According to the standard call-for-service report taken by the Porter PD, a couple living in town advised that at 11:04 p.m. Oct. 7, Levi “came to their house very upset because they had two different Sheriff election signs in the front yard,” one for Levi and one for his opponent, Democrat incumbent David Lain.

Levi “was verbally abusive towards them for representing both parties,” the couple further advised, and when Levi returned to their home around 30 minutes later to remove his sign, the woman observed Levi—and videotaped him—“kicking at the sign trying to get (it) out of the ground” and “damag(ing) the sign.”

“Levi was very upset and very verbally abusive and (the couple) just wanted the incident documented for fear of retaliation,” the call-for-service report concludes.
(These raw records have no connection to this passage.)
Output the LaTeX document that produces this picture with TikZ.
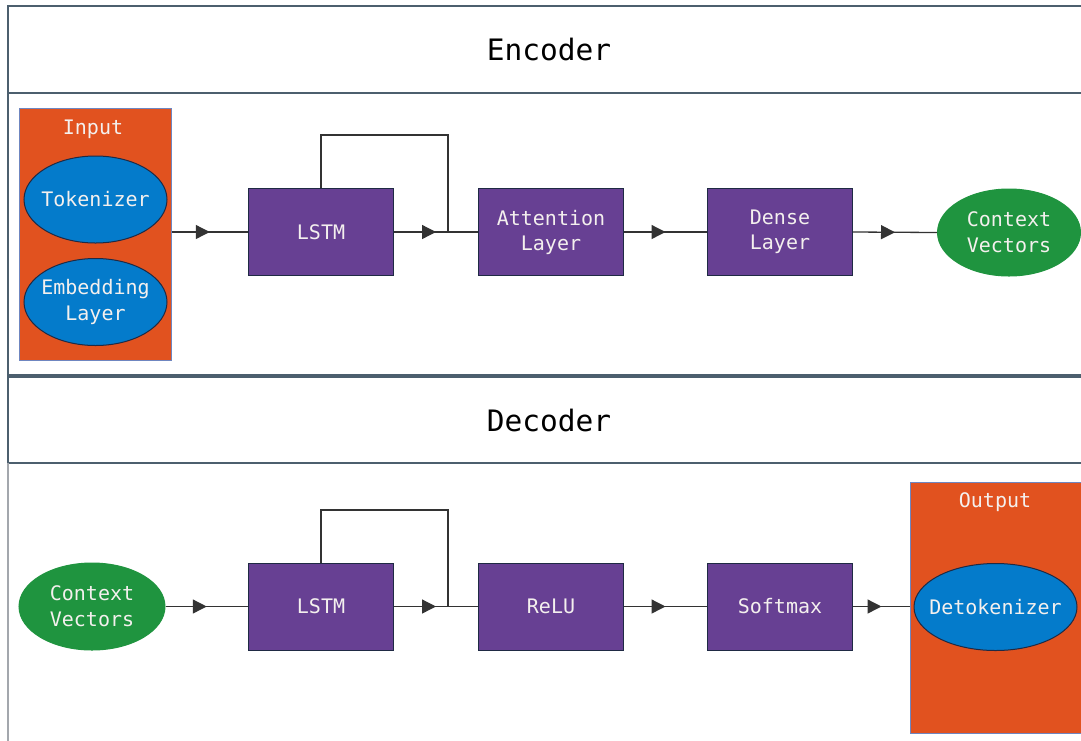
\documentclass[tikz,border=0pt]{standalone}
\usepackage{fontspec}
\setmonofont{DejaVu Sans Mono}
\usetikzlibrary{shapes.geometric,arrows.meta,decorations.markings,calc}

\definecolor{panelline}{HTML}{4C5F6E}
\definecolor{panelgray}{HTML}{A3A7AD}
\definecolor{grpfill}{HTML}{E1521F}
\definecolor{grpline}{HTML}{6F86C0}
\definecolor{layerfill}{HTML}{674093}
\definecolor{layerline}{HTML}{1F2A44}
\definecolor{blobblue}{HTML}{047BCB}
\definecolor{blobgreen}{HTML}{1F943F}
\definecolor{wire}{HTML}{333333}
\definecolor{labeltxt}{HTML}{F4F0EE}

\tikzset{
  layerbox/.style={draw=layerline, line width=1pt, fill=layerfill,
    minimum width=145pt, minimum height=87pt, inner sep=0pt,
    text=labeltxt, font=\ttfamily\fontsize{20}{25}\selectfont, align=center},
  blob/.style={ellipse, draw=layerline, line width=1pt,
    minimum width=143pt, minimum height=87pt, inner xsep=-30pt, inner ysep=0pt,
    text=labeltxt, font=\ttfamily\fontsize{20}{26}\selectfont, align=center},
  bluebl/.style={blob, fill=blobblue},
  greenbl/.style={blob, fill=blobgreen, draw=blobgreen},
  group/.style={draw=grpline, line width=1pt, fill=grpfill, inner sep=0pt},
  grouplabel/.style={text=labeltxt, font=\ttfamily\fontsize{20}{24}\selectfont},
  title/.style={font=\ttfamily\fontsize{29.5}{34}\selectfont, text=black},
  flow/.style={draw=wire, line width=1.3pt,
    postaction={decorate},
    decoration={markings, mark=at position 0.5 with
      {\arrow{Triangle[length=14pt,width=14pt]}}}},
  loopline/.style={draw=wire, line width=1.2pt},
  panel/.style={draw=panelline, line width=1.6pt},
}

\begin{document}
\begin{tikzpicture}[x=1pt, y=-1pt]
\useasboundingbox[fill=white] (0,0) rectangle (1081,740);

% ---------- Encoder panel ----------
\draw[panel] (1095,6) -- (8,6) -- (8,375) -- (1095,375);
\draw[panel] (8,93) -- (1095,93);
\node[title] (enctitle) at (549,49) {Encoder};

% input group
\node[group, minimum width=152pt, minimum height=252pt] (input) at (95,234) {};
\node[grouplabel] (inputlbl) at (93,129) {Input};
\node[bluebl] (tok) at (95.5,199.5) {Tokenizer};
\node[bluebl] (emb) at (95.5,302) {Embedding\\Layer};

\node[layerbox] (elstm) at (321,232) {LSTM};
\node[layerbox] (att) at (551,232) {Attention\\Layer};
\node[layerbox] (dense) at (780,232) {Dense\\Layer};
\node[greenbl] (ectx) at (1009,232.5) {Context\\Vectors};

\coordinate (ejoin) at (448,232);
\draw[flow] (input.east |- elstm.west) -- (elstm.west);
\draw[flow] (elstm.east) -- (att.west);
\draw[loopline] (elstm.north) -- (321,135) -| (ejoin);
\draw[flow] (att.east) -- (dense.west);
\draw[flow] (dense.east) -- (ectx.west);

% ---------- Decoder panel ----------
\draw[panel] (1095,377) -- (8,377) -- (8,463) -- (1095,463);
\draw[panelgray, line width=1.6pt] (8,463) -- (8,745);
\node[title] (dectitle) at (549,420) {Decoder};

\node[greenbl, minimum width=146pt] (dctx) at (92,606.5) {Context\\Vectors};
\node[layerbox] (dlstm) at (321,606.5) {LSTM};
\node[layerbox] (relu) at (551,606.5) {ReLU};
\node[layerbox] (soft) at (780,606.5) {Softmax};

% output group
\node[group, anchor=north west, minimum width=190pt, minimum height=251pt] (output) at (910,482) {};
\node[grouplabel] (outputlbl) at (995,502) {Output};
\node[bluebl, minimum width=163pt] (detok) at (995.5,607) {Detokenizer};

\coordinate (djoin) at (448,606.5);
\draw[flow] (dctx.east) -- (dlstm.west);
\draw[flow] (dlstm.east) -- (relu.west);
\draw[loopline] (dlstm.north) -- (321,510) -| (djoin);
\draw[flow] (relu.east) -- (soft.west);
\draw[flow] (soft.east) -- (output.west |- soft.east);
\end{tikzpicture}
\end{document}
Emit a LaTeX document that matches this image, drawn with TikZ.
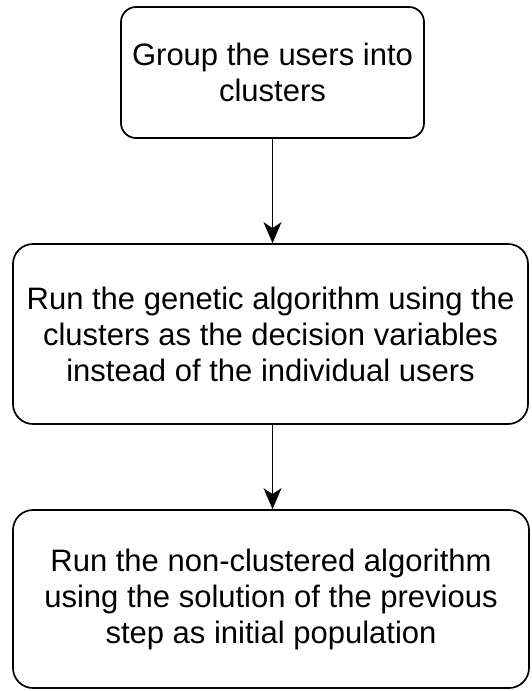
\documentclass[tikz,border=0pt]{standalone}
\usepackage{fontspec}
\setmainfont{Liberation Sans}
\usetikzlibrary{arrows.meta}
\begin{document}
\begin{tikzpicture}[x=1pt,y=-1pt,
  box/.style={draw=black, line width=1.7pt, align=center,
    font=\fontsize{31}{36}\selectfont, inner sep=0pt},
  conn/.style={line width=1.6pt, -{Stealth[length=21pt,width=18pt,inset=6pt]}}]
\useasboundingbox (0,0) rectangle (531,691);
\node[box, rounded corners=15pt, minimum width=303pt, minimum height=131pt] (b1) at (272.5,72.5)
  {Group the users into\\clusters};
\node[box, rounded corners=20pt, minimum width=515pt, minimum height=180pt] (b2) at (270.5,334)
  {Run the genetic algorithm using the\\clusters as the decision variables\\instead of the individual users};
\node[box, rounded corners=20pt, minimum width=516pt, minimum height=178pt] (b3) at (271,599)
  {Run the non-clustered algorithm\\using the solution of the previous\\step as initial population};
\draw[conn] (b1.south) -- (b1.south |- b2.north);
\draw[conn] (b1.south |- b2.south) -- (b1.south |- b3.north);
\end{tikzpicture}
\end{document}
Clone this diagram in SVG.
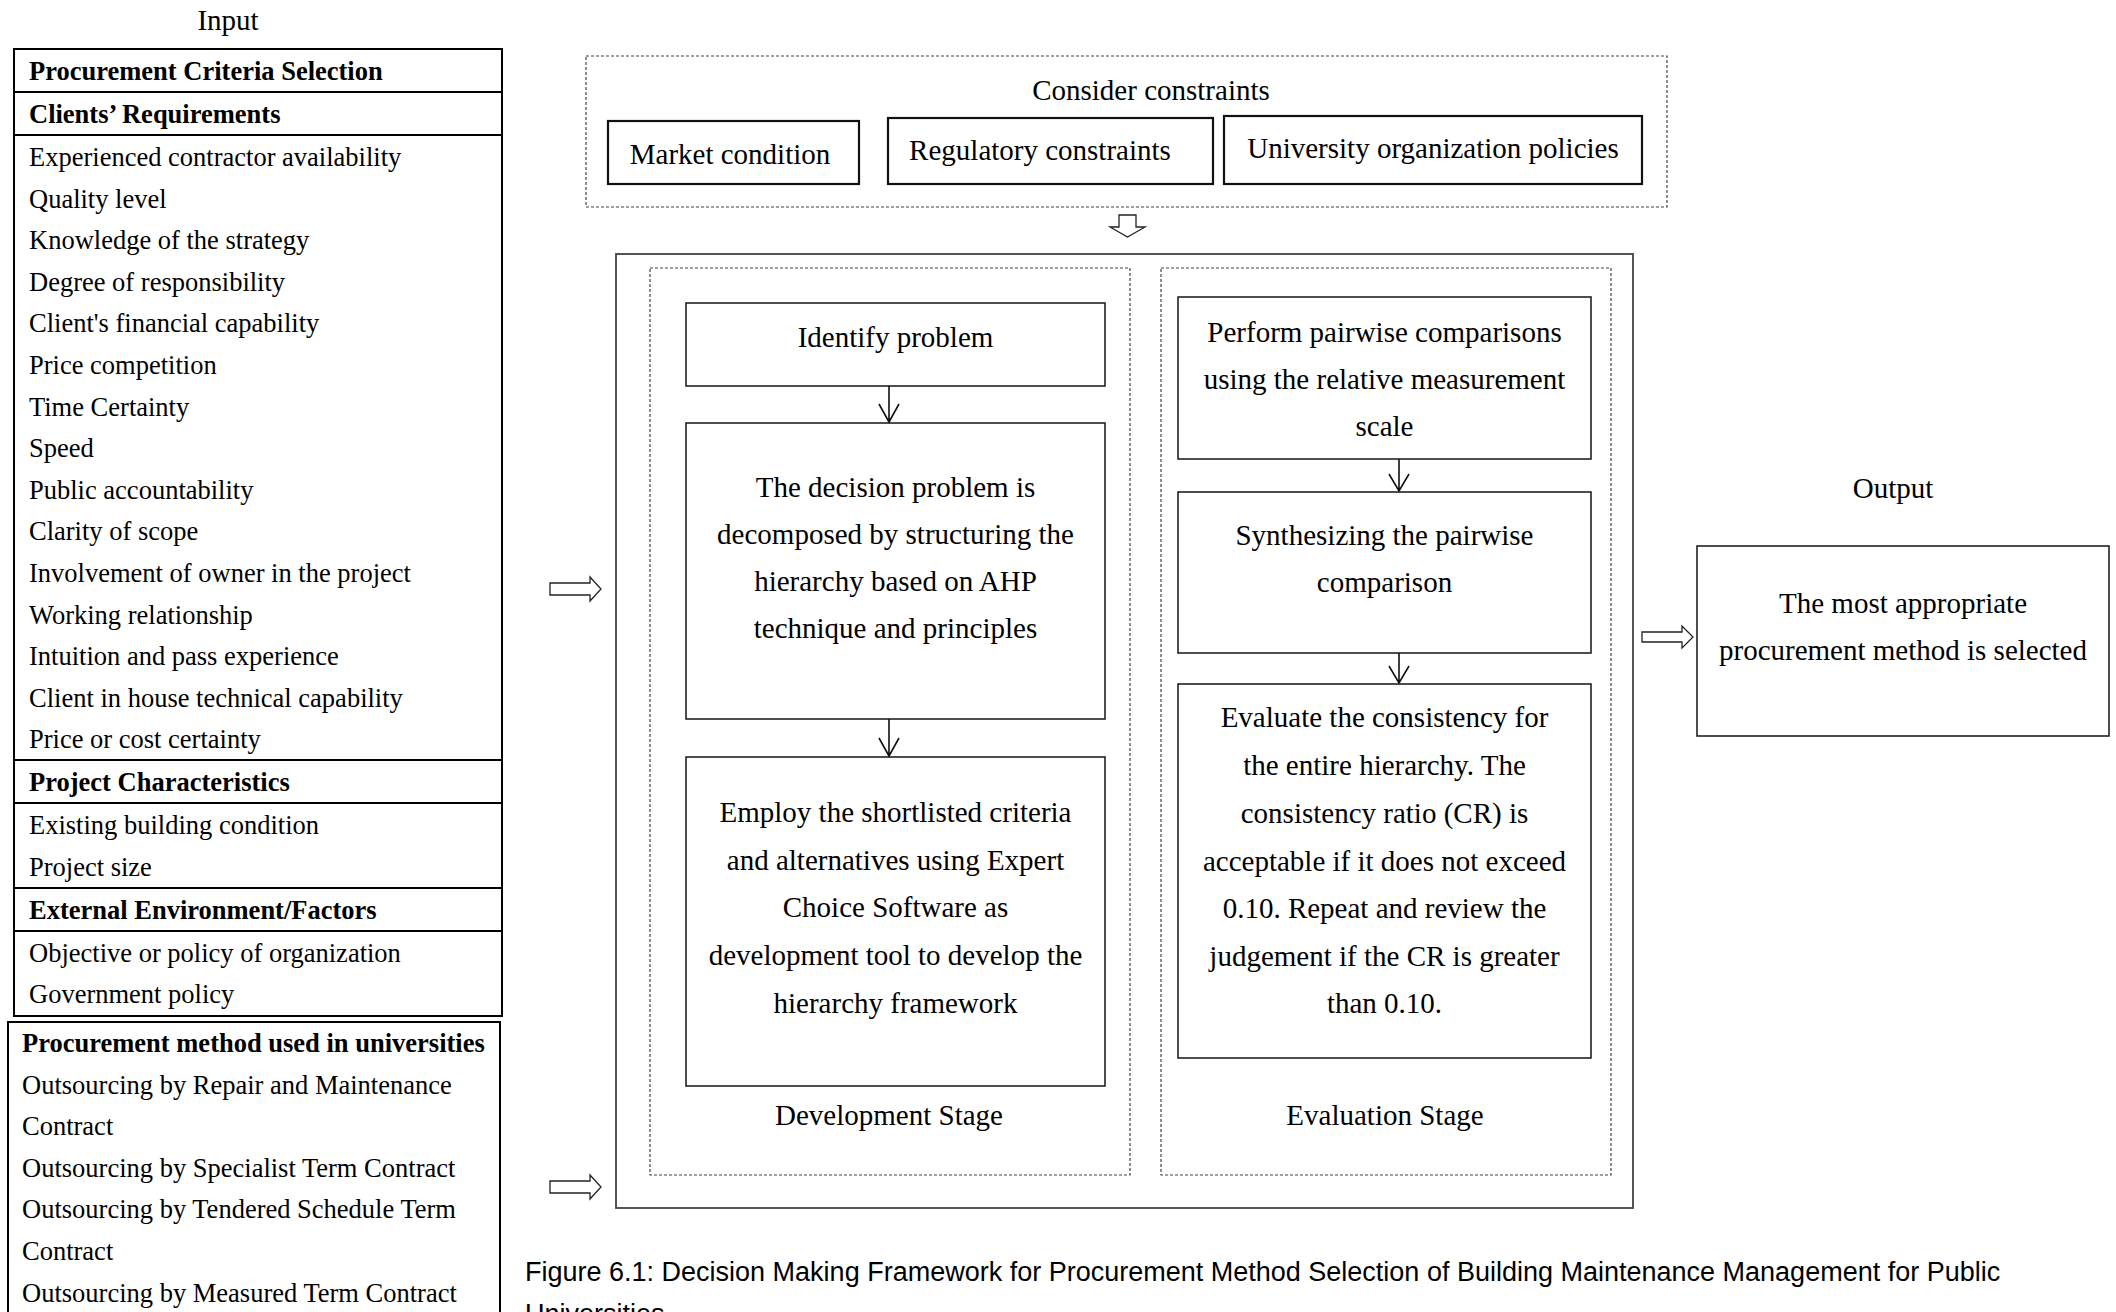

Levi, for his part, denies being upset or abusive in his dealings with the couple. He does admit to being puzzled by the presence of his sign and Lain’s in the same yard and said as much to the man. “Well, I’m supporting both of you,” Levi quoted the man as saying.

“How are you going to determine who to vote for in November?” Levi said he asked him.

The man’s response, according to Levi: “That’s none of your business.”

In any case, Levi said that he did have some trouble removing his sign on Oct. 7—one of the posts was stuck—and he was forced to return the next morning with a post remover. But the sign wasn’t damaged at all—it was his 4’ x 4’ sign anyway—and he promptly moved it to another location.

Levi recalled that, at one point, while he was struggling with the sign, the man stood on the porch and accused him of assault. But the man didn’t make that accusation to Porter PD.

Levi does want to know why, if the couple truly were fearful of “retaliation,” they waited 14 hours to make their report.

And Levi wants to know how the Times learned of that report, only 10 minutes after the couple “left the station.” The Times reporter’s first question to him, Levi said: “Why did you damage the sign?”

Levi, however, does not believe that his opponent had any involvement in the incident, while Lain himself has declined to comment on it.